Sarebbe riduttivo definire ‘documentario’ l'opera del regista nato in Calabria e formatosi a Torino, che ha anche firmato fiction Rai come "Paolo ha un lavoro" e film come "La parola amore esiste" e "Preferisco il rumore del mare". Il suo lavoro è una narrazione concatenata e drammatica delle vicende legate dai documenti filmici e dalle crude testimonianze che ne sono nate di fronte alle quali il regista afferma di essersi anche autocensurato.
Perché?
"Perchè era facile e anche plausibile, di fronte a tutto quell'orrore, cedere all'impulso di mostrare gli aspetti più orridi e più dissacranti della dignità umana. Ho dovuto credere all'incredibile. Lo sforzo maggiore è stato quello di ascoltare. Mi sono meravigliato di questa mia capacità di ascolto, anziché di intervento. E in quel momento mi sono sentito orgoglioso di fare cinema. Credo che questo mio film risponde a un cinema d'inchiesta che dopo Rosi e Petri non c'è più e che stiamo aspettando che torni. Un'occasione sarà fornita dalle pellicola che si baserà sul libro "Il Ritorno" di Primo Levi cui sta lavorando Davide Ferrario".

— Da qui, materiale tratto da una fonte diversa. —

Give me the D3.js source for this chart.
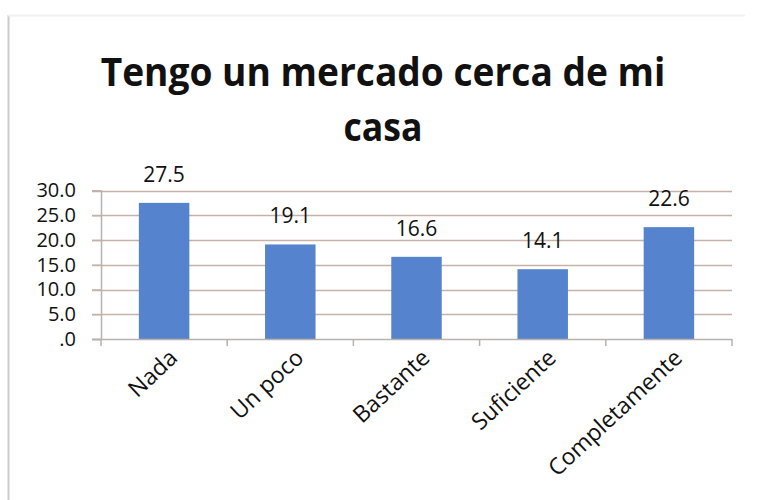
<!DOCTYPE html>
<html lang="es">
<head>
  <meta charset="UTF-8">
  <title>Tengo un mercado cerca de mi casa</title>
  <script src="https://d3js.org/d3.v7.min.js"></script>
  <style>
    body { margin: 0; background: #fff; }
    svg { display: block; }
    text { font-family: "Open Sans", sans-serif; fill: #111; }
  </style>
</head>
<body>
  <svg id="chart"></svg>
  <script>
    // datos
    const categorias = ["Nada", "Un poco", "Bastante", "Suficiente", "Completamente"];
    const valores = [27.5, 19.1, 16.6, 14.1, 22.6];
    const ticksY = [0, 5, 10, 15, 20, 25, 30];
    const titulo = ["Tengo un mercado cerca de mi", "casa"];

    const W = 759, H = 500;
    const plot = {left: 101, right: 732, top: 190.5, bottom: 339};

    const svg = d3.select("#chart").attr("width", W).attr("height", H);

    // marco
    svg.append("line")
      .attr("x1", 8.5).attr("x2", 8.5).attr("y1", 15).attr("y2", H)
      .attr("stroke", "#cfcaca").attr("stroke-width", 2);
    svg.append("line")
      .attr("x1", 8).attr("x2", 745).attr("y1", 15.5).attr("y2", 15.5)
      .attr("stroke", "#f2f0f0").attr("stroke-width", 2);

    // escalas
    const x = d3.scaleBand()
      .domain(categorias)
      .range([plot.left, plot.right])
      .paddingInner(0.6)
      .paddingOuter(0.3);

    const y = d3.scaleLinear()
      .domain([0, 30])
      .range([plot.bottom, plot.top]);

    // lineas de cuadricula
    svg.append("g")
      .selectAll("line")
      .data(ticksY.slice(1))
      .join("line")
      .attr("x1", plot.left - 9).attr("x2", plot.right)
      .attr("y1", d => Math.round(y(d)) + 0.5)
      .attr("y2", d => Math.round(y(d)) + 0.5)
      .attr("stroke", "#c6b2a8").attr("stroke-width", 1.5);

    // eje y
    const yAxis = d3.axisLeft(y)
      .tickValues(ticksY)
      .tickSize(9)
      .tickPadding(16)
      .tickFormat(d => d === 0 ? ".0" : d.toFixed(1));
    const gy = svg.append("g")
      .attr("transform", `translate(${plot.left},0)`)
      .call(yAxis);
    gy.select(".domain").attr("stroke", "#b9b0b0").attr("stroke-width", 1.5);
    gy.selectAll(".tick line").attr("stroke", "#c6b2a8").attr("stroke-width", 1.5);
    gy.selectAll(".tick text")
      .attr("font-size", 20)
      .attr("font-family", "Open Sans, sans-serif")
      .attr("fill", "#111");

    // barras
    svg.append("g")
      .selectAll("rect")
      .data(valores)
      .join("rect")
      .attr("x", (d, i) => x(categorias[i]))
      .attr("y", d => y(d))
      .attr("width", x.bandwidth())
      .attr("height", d => y(0) - y(d))
      .attr("fill", "#5683cd");

    // eje x
    const gx = svg.append("g")
      .attr("transform", `translate(0,${plot.bottom})`);
    gx.append("line")
      .attr("x1", plot.left - 9).attr("x2", plot.right)
      .attr("y1", 0.5).attr("y2", 0.5)
      .attr("stroke", "#b9b0b0").attr("stroke-width", 1.5);
    const bordes = categorias.map(c => x(c) - x.step() * x.paddingInner() / 2).concat([plot.right]);
    bordes[0] = plot.left;
    gx.selectAll(".borde")
      .data(bordes)
      .join("line")
      .attr("class", "borde")
      .attr("x1", d => d).attr("x2", d => d)
      .attr("y1", 0).attr("y2", 7)
      .attr("stroke", "#b9b0b0").attr("stroke-width", 1.5);

    gx.selectAll(".cat")
      .data(categorias)
      .join("text")
      .attr("class", "cat")
      .attr("font-size", 23)
      .attr("text-anchor", "end")
      .attr("transform", d => `translate(${x(d) + x.bandwidth() / 2 + 3},${8}) rotate(-43)`)
      .attr("dy", "0.75em")
      .text(d => d);

    // etiquetas de datos
    svg.append("g")
      .selectAll("text")
      .data(valores)
      .join("text")
      .attr("x", (d, i) => x(categorias[i]) + x.bandwidth() / 2)
      .attr("y", d => y(d) - 21)
      .attr("text-anchor", "middle")
      .attr("font-size", 21)
      .text(d => d.toFixed(1));

    // titulo
    const anchos = [565, 79];
    const baseY = [86, 141];
    const cx = 383;
    titulo.forEach((t, i) => {
      const el = svg.append("text")
        .attr("x", 0).attr("y", 0)
        .attr("font-size", 40)
        .attr("font-weight", "bold")
        .attr("text-anchor", "middle")
        .text(t);
      const w = el.node().getComputedTextLength();
      const sx = anchos[i] / w;
      el.attr("transform", `translate(${cx},${baseY[i]}) scale(${sx},1)`);
    });
  </script>
</body>
</html>
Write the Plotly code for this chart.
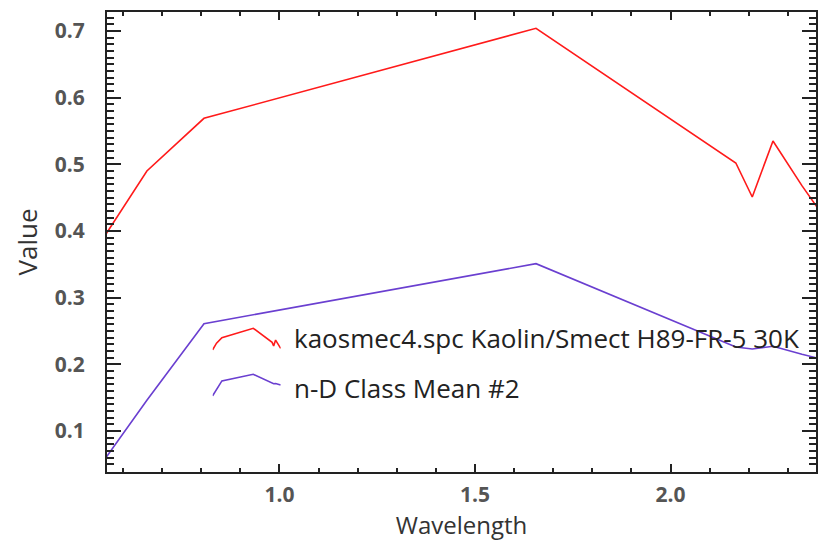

Vi sono episodi particolari nel film?
"Alcune parole si ascoltano per la prima volta. Ad esempio, Shlomo Venezia, che partecipò alla Resistenza greca, e al campo fu addetto al "Sonderkommando", la cremazione dei corpi, ha superato lo shock solo nel 1979 e solo allora ha rievocato le tragiche vicende".

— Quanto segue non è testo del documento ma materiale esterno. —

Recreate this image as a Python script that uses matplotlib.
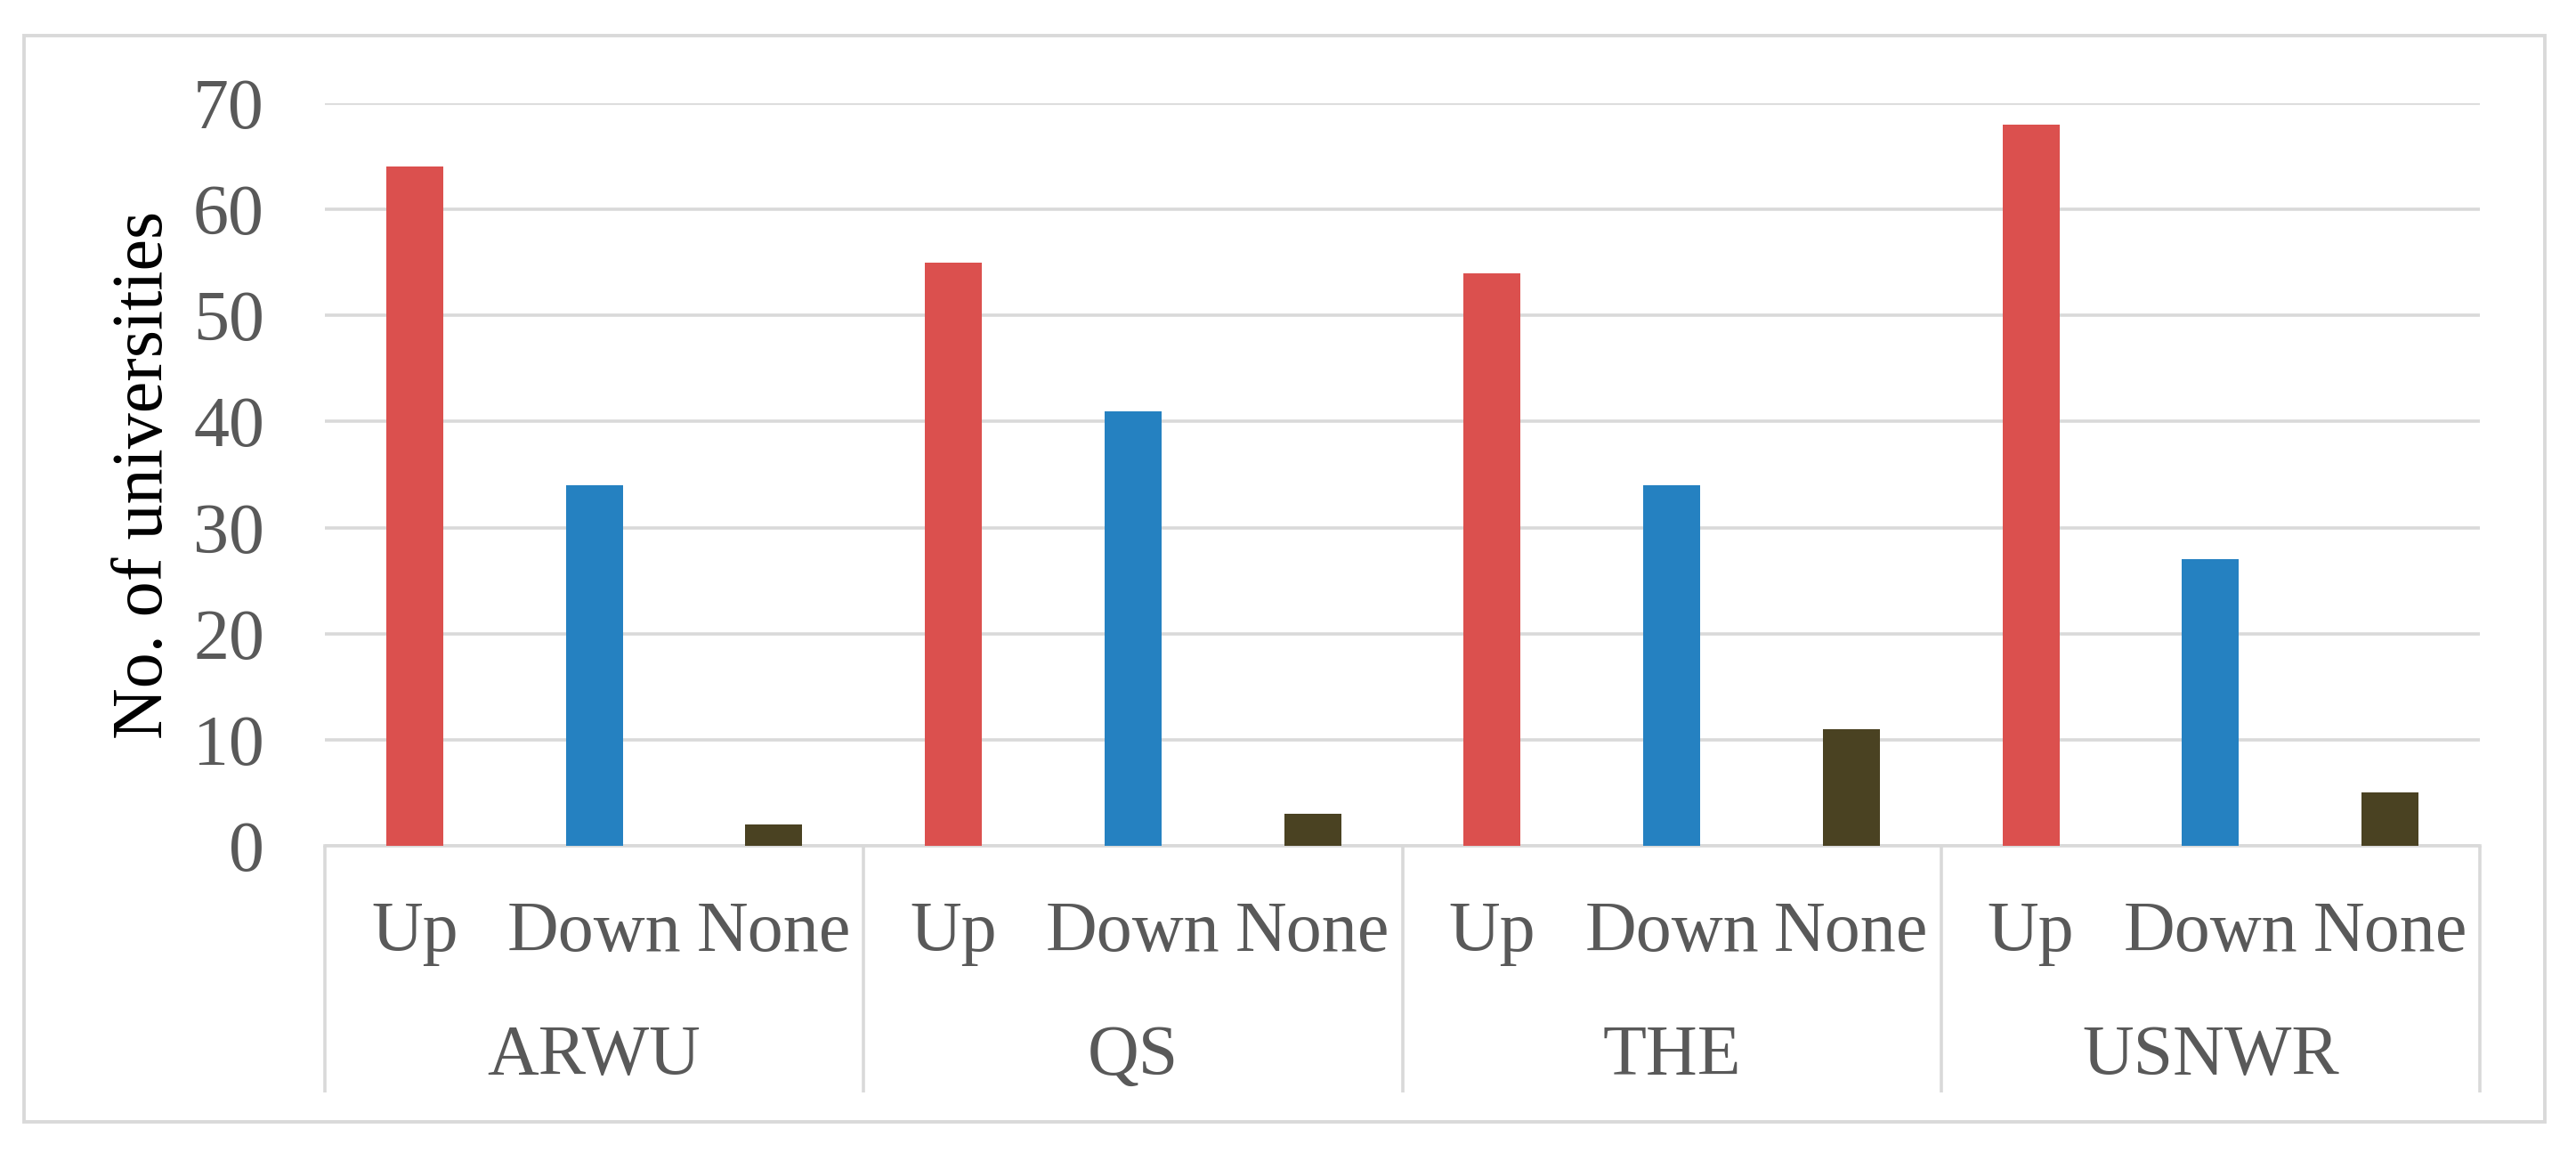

Come e dove è stato raccolto il materiale?
"Abbiamo consultato archivi in molti Paesi: in Italia, in Svizzera, in Germania, in Gran Bretagna, in Polonia, negli Stati Uniti e in Israele. In Italia, oltre all'Istituto Luce, abbiamo attinto all'Archivio nazionale cinematografico della Resistenza, al Centrp di Documentazione ebraica e a quello 'Audiovisivo del Movimento operaio e democratico".

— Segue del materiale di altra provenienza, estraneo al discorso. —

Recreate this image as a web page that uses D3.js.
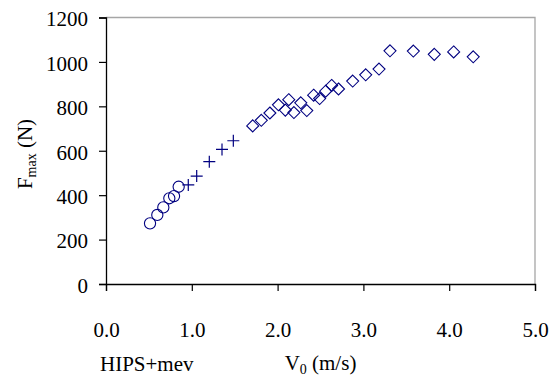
<!DOCTYPE html>
<html>
<head>
<meta charset="utf-8">
<script src="https://cdn.jsdelivr.net/npm/d3@7"></script>
<style>
  html, body { margin: 0; padding: 0; background: #fff; }
  svg text { font-family: "Liberation Serif", "Times New Roman", Times, "DejaVu Serif", "Noto Serif", serif; fill: #000; }
</style>
</head>
<body>
<svg id="chart" width="559" height="376"></svg>
<script>
// Peak force vs. impact velocity, three test groups
const circleV = [0.513, 0.598, 0.668, 0.738, 0.793, 0.847];
const circleF = [273, 311, 345, 386, 396, 438];

const crossV = [0.959, 1.057, 1.204, 1.352, 1.484];
const crossF = [446, 486, 551, 606, 645];

const diamondV = [1.71, 1.81, 1.91, 2.01, 2.09, 2.13, 2.19, 2.27, 2.34, 2.42, 2.49, 2.56, 2.63, 2.71, 2.875, 3.027, 3.182, 3.31, 3.582, 3.826, 4.052, 4.28];
const diamondF = [712, 737, 770, 807, 783, 830, 772, 816, 781, 850, 835, 868, 894, 878, 914, 942, 968, 1050, 1049, 1034, 1045, 1023];

const xTicks = [0, 1, 2, 3, 4, 5];
const yTicks = [0, 200, 400, 600, 800, 1000, 1200];

const svg = d3.select("#chart");
const plotL = 106, plotR = 535, plotT = 17.5, plotB = 284;

const x = d3.scaleLinear().domain([0, 5]).range([plotL, plotR]);
const y = d3.scaleLinear().domain([0, 1200]).range([plotB, plotT]);

// grey frame on top and right
svg.append("path")
  .attr("d", `M${plotL},${plotT}H${plotR}V${plotB}`)
  .attr("fill", "none").attr("stroke", "#a6a6a6").attr("stroke-width", 1.3);

// y axis
const yAxis = svg.append("g").attr("transform", `translate(${plotL},0)`)
  .call(d3.axisLeft(y).tickValues(yTicks).tickSize(7).tickPadding(11).tickFormat(d3.format("d")));
yAxis.attr("font-family", null);
yAxis.select(".domain").attr("stroke", "#000").attr("stroke-width", 1.3);
yAxis.selectAll(".tick line").attr("stroke", "#000").attr("stroke-width", 1.2);
yAxis.selectAll(".tick text").attr("font-size", 21).attr("dy", "0.4em");

// x axis
const xAxis = svg.append("g").attr("transform", `translate(0,${plotB})`)
  .call(d3.axisBottom(x).tickValues(xTicks).tickSize(7).tickPadding(31).tickFormat(d3.format(".1f")));
xAxis.attr("font-family", null);
xAxis.select(".domain").attr("stroke", "#000").attr("stroke-width", 1.3);
xAxis.selectAll(".tick line").attr("stroke", "#000").attr("stroke-width", 1.2);
xAxis.selectAll(".tick text").attr("font-size", 21);

const col = "#000080";
const pts = (vs, fs) => vs.map((v, i) => ({ v, f: fs[i] }));

// circles
svg.append("g").selectAll("circle").data(pts(circleV, circleF)).join("circle")
  .attr("cx", d => x(d.v)).attr("cy", d => y(d.f)).attr("r", 5.6)
  .attr("fill", "none").attr("stroke", col).attr("stroke-width", 1.1);

// crosses
svg.append("g").selectAll("path").data(pts(crossV, crossF)).join("path")
  .attr("d", d => { const cx = x(d.v), cy = y(d.f), s = 6;
    return `M${cx - s},${cy}H${cx + s}M${cx},${cy - s}V${cy + s}`; })
  .attr("fill", "none").attr("stroke", col).attr("stroke-width", 1.2);

// diamonds
svg.append("g").selectAll("path").data(pts(diamondV, diamondF)).join("path")
  .attr("d", d => { const cx = x(d.v), cy = y(d.f), s = 6;
    return `M${cx},${cy - s}L${cx + s},${cy}L${cx},${cy + s}L${cx - s},${cy}Z`; })
  .attr("fill", "none").attr("stroke", col).attr("stroke-width", 1.1);

// axis titles
const xt = svg.append("text").attr("x", (plotL + plotR) / 2).attr("y", 370)
  .attr("text-anchor", "middle").attr("font-size", 21);
xt.append("tspan").text("V");
xt.append("tspan").attr("font-size", 14).attr("dy", 4).text("0");
xt.append("tspan").attr("dy", -4).text(" (m/s)");

const yt = svg.append("text").attr("transform", "translate(32,154) rotate(-90)")
  .attr("text-anchor", "middle").attr("font-size", 21);
yt.append("tspan").text("F");
yt.append("tspan").attr("font-size", 14).attr("dy", 4).text("max");
yt.append("tspan").attr("dy", -4).text(" (N)");

svg.append("text").attr("x", 100).attr("y", 371).attr("font-size", 21).text("HIPS+mev");
</script>
</body>
</html>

In che rapporti è con Spielberg?
“Da tempo collaboro con Steven. Sul tema specifico sono il suo principale collaboratore in Italia. Steven ha creato nel 1994 la "Shoah Foundation", che ora fa parte della facoltà di lettere in California, per videoregistrare e preservare le testimonianze dei sopravvissuti e per contrastare ogni intolleranza e integralismo. Ma anche per superare le sofferenze”.
Quante testimonianze sono state raccolte?
“Sono ben 52 mila quelle videoregistrate in 56 Paesi e in 32 lingue. Saranno accessibili al più ampio pubblico. Saranno sviluppati programmi educativi”.
E in Italia?
“Dal gennaio 1998 abbiamo intervistato più di 400 sopravvissuti in moltissime città e non solo di ebrei, ma a Roma e a Sinti, anche soccorritori e altri prigionieri politici”.
Che si ricava da questo film?
“Un grande insegnamento per esortare alla tolleranza, al superamento degli odi razziali e religiosi e un avvertimento perché simili tragedie non si ripetano. Perché in nessuna parte del mondo si verifichi mai un'industria di morte quale è stata quella dei lager nazisti”.